A music educator in Ontario emailed me with praise about my books and told me she was part of a sewing club of about three dozen ladies who get together at a shop with the delightful name The Enchanted Needle. She said they were working on Tudor period sewing techniques, and she attached images of historic Tudor-era embroidery. Now, I know little about sewing but I know beauty when I see it, and these works were stunning.

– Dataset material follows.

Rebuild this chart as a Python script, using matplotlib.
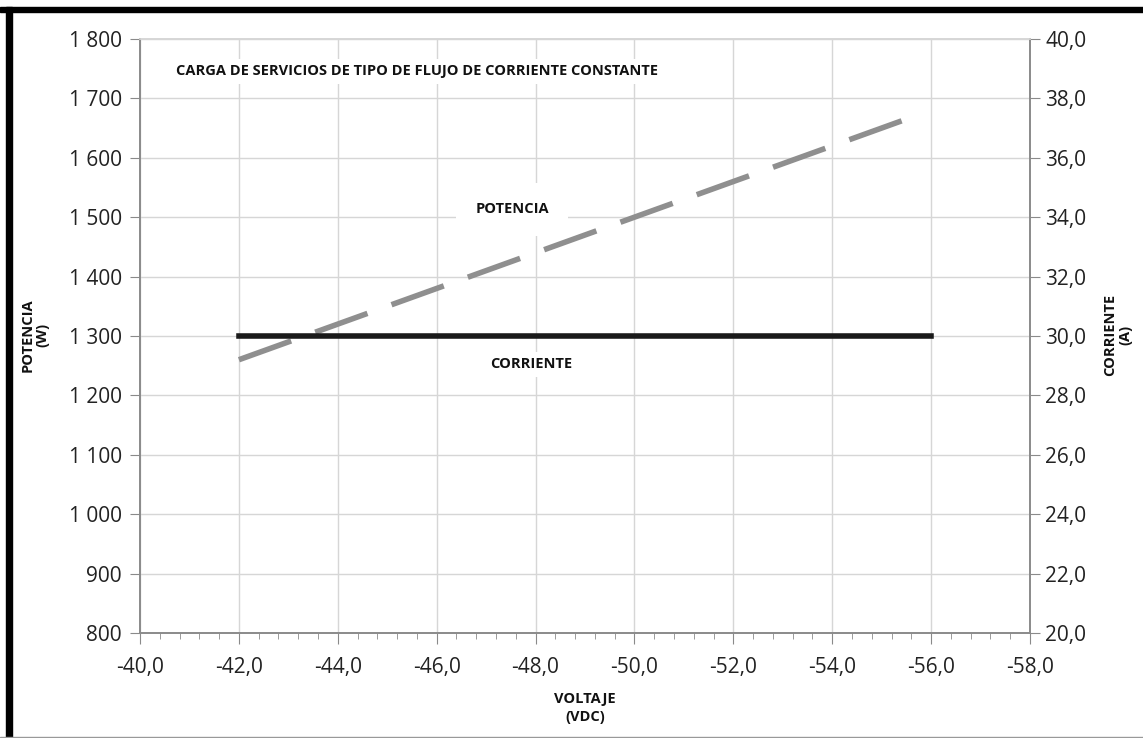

As she waxed lyrical about bygone sewing techniques like "stumpwork" and "Assisi," "blackwork" and "bargello," "cross-stitching" and "the morphing power of color," I could only, in ignorance, try to keep up, but when she said my books inspired her in this Tudor-style needlework I was moved again by how glorious and various are the connections between author and reader.


The Boy

That's what I'll call him, the gangly pale-faced kid who showed up at one of my public readings from The Queen's Gamble and listened so intensely. He looked about fourteen, the only person there who was so young. After the reading I saw him at the edge of the knot of people I was chatting with. The others all asked lively questions but he said nothing. He looked like he wanted to but he never took a step nearer. When I finished talking to the people, I noticed the boy was gone.

About a week later I found a package in my mailbox: a slender book and a note. The writer of the note said he'd been at the reading and was a high school student who loved history, and he hoped to one day be a history teacher. My novels were his favorites, he said. The book he'd enclosed was Bloody Tower by Valerie Wilding, a young adult novel in the form of a Tudor girl's diary. It had meant a lot to him when he was younger, he said, so he wanted to share it with me.



There, now I've shared it with you. That's what the writer-reader bond is. We share what moves us. And that connection is what makes the writer's work a joy.